The records
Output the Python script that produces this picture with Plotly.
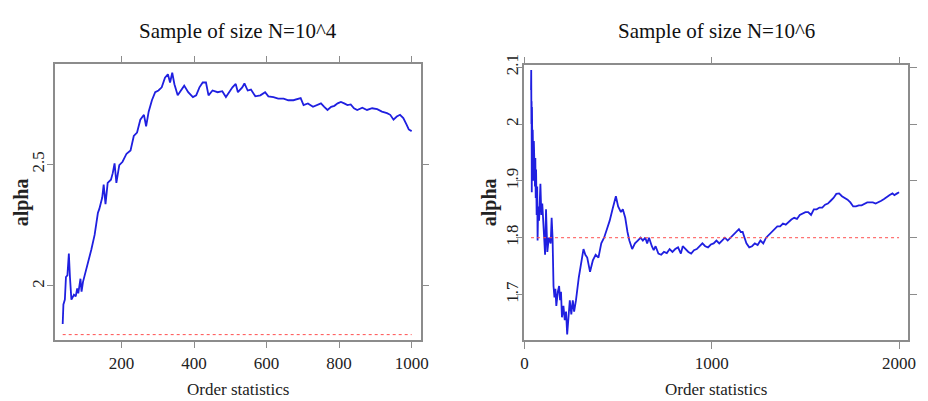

--

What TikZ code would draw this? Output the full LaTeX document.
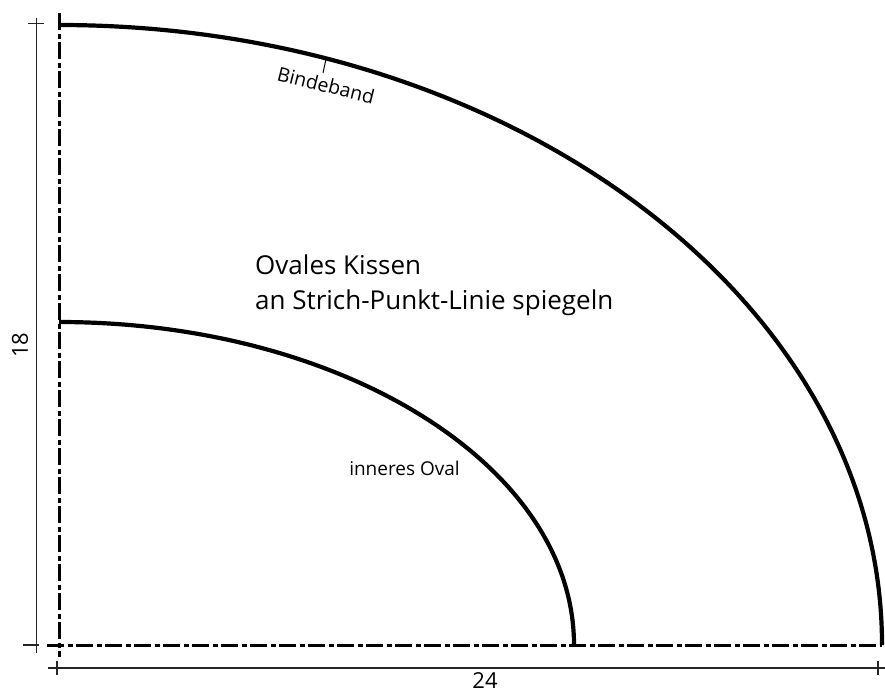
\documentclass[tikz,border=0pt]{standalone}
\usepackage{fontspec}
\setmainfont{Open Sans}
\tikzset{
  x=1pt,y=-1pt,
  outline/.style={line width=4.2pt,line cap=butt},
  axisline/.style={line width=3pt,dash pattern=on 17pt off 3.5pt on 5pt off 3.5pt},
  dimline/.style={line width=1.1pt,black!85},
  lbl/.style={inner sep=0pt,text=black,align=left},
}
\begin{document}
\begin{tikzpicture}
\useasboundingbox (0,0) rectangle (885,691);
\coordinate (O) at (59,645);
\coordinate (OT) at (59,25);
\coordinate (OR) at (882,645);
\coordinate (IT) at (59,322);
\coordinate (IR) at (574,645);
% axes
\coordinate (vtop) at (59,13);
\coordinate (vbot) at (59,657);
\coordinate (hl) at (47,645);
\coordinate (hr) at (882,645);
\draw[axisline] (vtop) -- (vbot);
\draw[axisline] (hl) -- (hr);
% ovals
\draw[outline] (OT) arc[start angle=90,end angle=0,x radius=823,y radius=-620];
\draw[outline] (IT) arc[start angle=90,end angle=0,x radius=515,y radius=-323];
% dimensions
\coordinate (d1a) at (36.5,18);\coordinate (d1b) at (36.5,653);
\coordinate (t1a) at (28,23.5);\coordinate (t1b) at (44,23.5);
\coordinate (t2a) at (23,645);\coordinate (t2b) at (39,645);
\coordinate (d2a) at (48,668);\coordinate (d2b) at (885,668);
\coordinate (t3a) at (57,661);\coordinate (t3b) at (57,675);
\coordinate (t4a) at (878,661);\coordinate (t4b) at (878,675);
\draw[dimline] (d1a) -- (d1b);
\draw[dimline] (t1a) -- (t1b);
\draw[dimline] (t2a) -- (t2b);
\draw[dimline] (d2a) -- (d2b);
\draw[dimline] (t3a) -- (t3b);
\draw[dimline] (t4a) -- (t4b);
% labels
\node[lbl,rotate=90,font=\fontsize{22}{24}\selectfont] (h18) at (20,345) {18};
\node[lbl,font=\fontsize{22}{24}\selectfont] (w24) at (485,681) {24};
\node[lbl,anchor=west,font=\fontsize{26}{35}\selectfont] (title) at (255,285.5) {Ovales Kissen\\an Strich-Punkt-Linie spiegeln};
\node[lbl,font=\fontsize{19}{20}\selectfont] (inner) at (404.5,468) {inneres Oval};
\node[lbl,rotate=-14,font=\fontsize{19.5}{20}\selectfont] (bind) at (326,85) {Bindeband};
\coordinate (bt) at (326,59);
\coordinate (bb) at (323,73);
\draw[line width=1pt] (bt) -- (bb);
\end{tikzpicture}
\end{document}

...

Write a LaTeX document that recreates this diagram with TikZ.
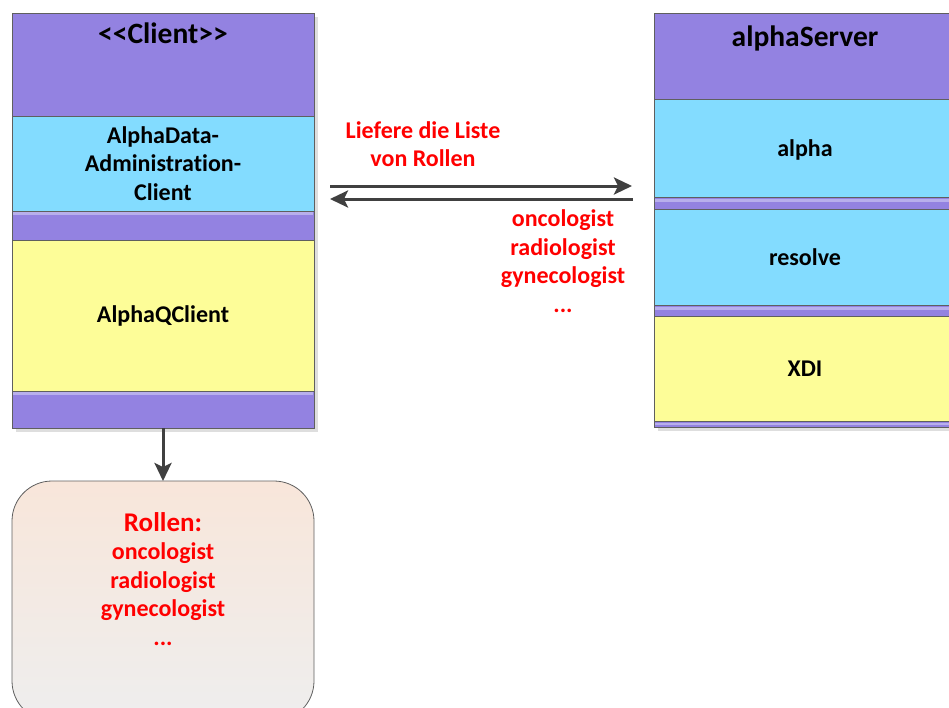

Problem description
Where a line above holds the string "draw", show that line.

Written solution
What TikZ code would draw this? Output the full LaTeX document.
\draw[axisline] (vtop) -- (vbot);
\draw[axisline] (hl) -- (hr);
\draw[outline] (OT) arc[start angle=90,end angle=0,x radius=823,y radius=-620];
\draw[outline] (IT) arc[start angle=90,end angle=0,x radius=515,y radius=-323];
\draw[dimline] (d1a) -- (d1b);
\draw[dimline] (t1a) -- (t1b);
\draw[dimline] (t2a) -- (t2b);
\draw[dimline] (d2a) -- (d2b);
\draw[dimline] (t3a) -- (t3b);
\draw[dimline] (t4a) -- (t4b);
\draw[line width=1pt] (bt) -- (bb);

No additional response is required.